# CB Radio Connection Question



## blackmagichat

I have a Cobra 18 WX ST II CB radio. It has three power connection wires (pinkish-red, orange, and black). The pinkish-red is supposed to be connected to an accessory 12V fuse, the orange to a constant 12V fuse, and the black to the negative side of the automobile. I picked up a cigarette lighter adapter for it at a truck stop so I didn't have to hook it up to fuses. The adapter has three pin holes. There are no instructions with the adapter. I'm assuming one could put the wires in the three pin holes and use electrical tape to hold them in, but I'm not sure. Is this connection correct? If not, how is it to be connected? Pics below.

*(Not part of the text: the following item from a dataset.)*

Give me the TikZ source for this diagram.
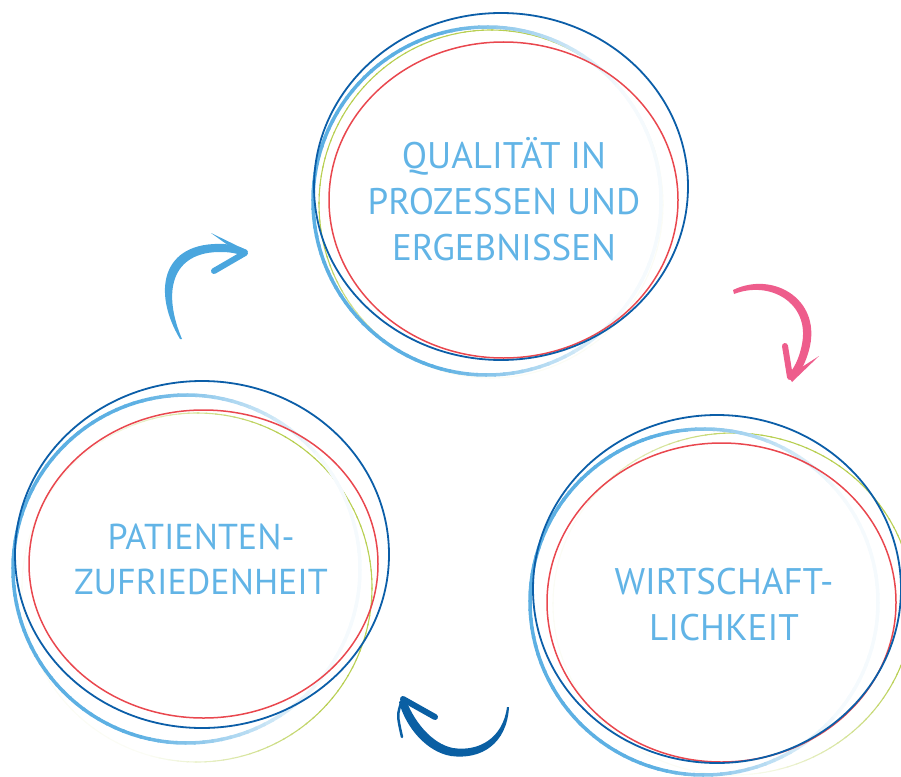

The Cobra 18 WX ST II CB radio.









The power leads.









The adapter pin holes.









How I'm thinking of connecting it.

Please help. I want to install it in my car ASAP, but do not want to ruin the CB (or worse, the car!).


----------



## kodi

You need a socket on the end of the lead for the plug to fit into.
That said you have two options;
1. connect it like you have said but that will give you a loose connection and the chance of shorting out.
2. cut the plug off the lead and then join the wires with crimp connections if you don't want to solder


----------



## ashumann12

Kodi is correct, I would just cut the black plug off and splice the wires. The plug you bought fits standard Cobra and other CB radios. The red and yellow can be spliced together if using a cigarette lighter plug, one is for power and the other keeps the channel memory when you turn it off. Using a cig. lighter plug, you will loose memory every time you unplug it or if the cig outlet shuts off with the key.

Welcome to the world of Citizens Band Radios, do you have a "Handle" yet? (I am Lone Wolf)


----------



## mrmagoolew

Both previous posts are correct. Just cut the plug off or unscrew it and save it. If you cut the plug off, leave a little length to it and you might be able to use it on another radio. If you haven't already cut it off, go to Radio shack and get the plug they offer. It's slick, in that you only have to use some sort of pointed object to insert the wires. I used an old pen. You just push down on a little button, insert the wire and let up the pressure on the little button. BTW, you got the 953 waivin a hand from Western Pa. Lew


----------



## mrmagoolew

BTW, get rid of that little magnet mount antenna and get a Wilson 1000 or a K40 magnet mount. Put it in the center of your roof for best results. I use the K40 myself. That little antenna will get you no where. It'll have a range of about a 1/4 mile if you're lucky. Besides, it'll throw off your SWR reading and mess with the final transistor in your radio. NOT GOOD. It's OK to use in a pinch, but throw it away as soon as you can. Lew


----------



## Brettrocks

I have the same CB Radio, where did you get the cigarette adapter for yours, cuz I need to get the same one. Msg me back please when you have a chance

Brett


----------



## SABL

Hi Brett....welcome to TSF!!

Good luck getting a reply from blackmagichat.....this thread was started more than 3 yrs ago and the OP may not be active on this forum. Perhaps others will have an answer for you.


----------



## DonaldG

Brett - go into any auto accessories supply shop. You should get one there.


----------



## ashumann12

Yes, Donald is correct! (Hey there Donald! :wave any radio shack type store, auto parts store, or your freindly neighborhood truckstop will carry the plugs.


----------



## DonaldG

Hi Adam - good to see you again after all this time! :wave:


----------



## DonaldG

thread closed to allow it to die off naturally


----------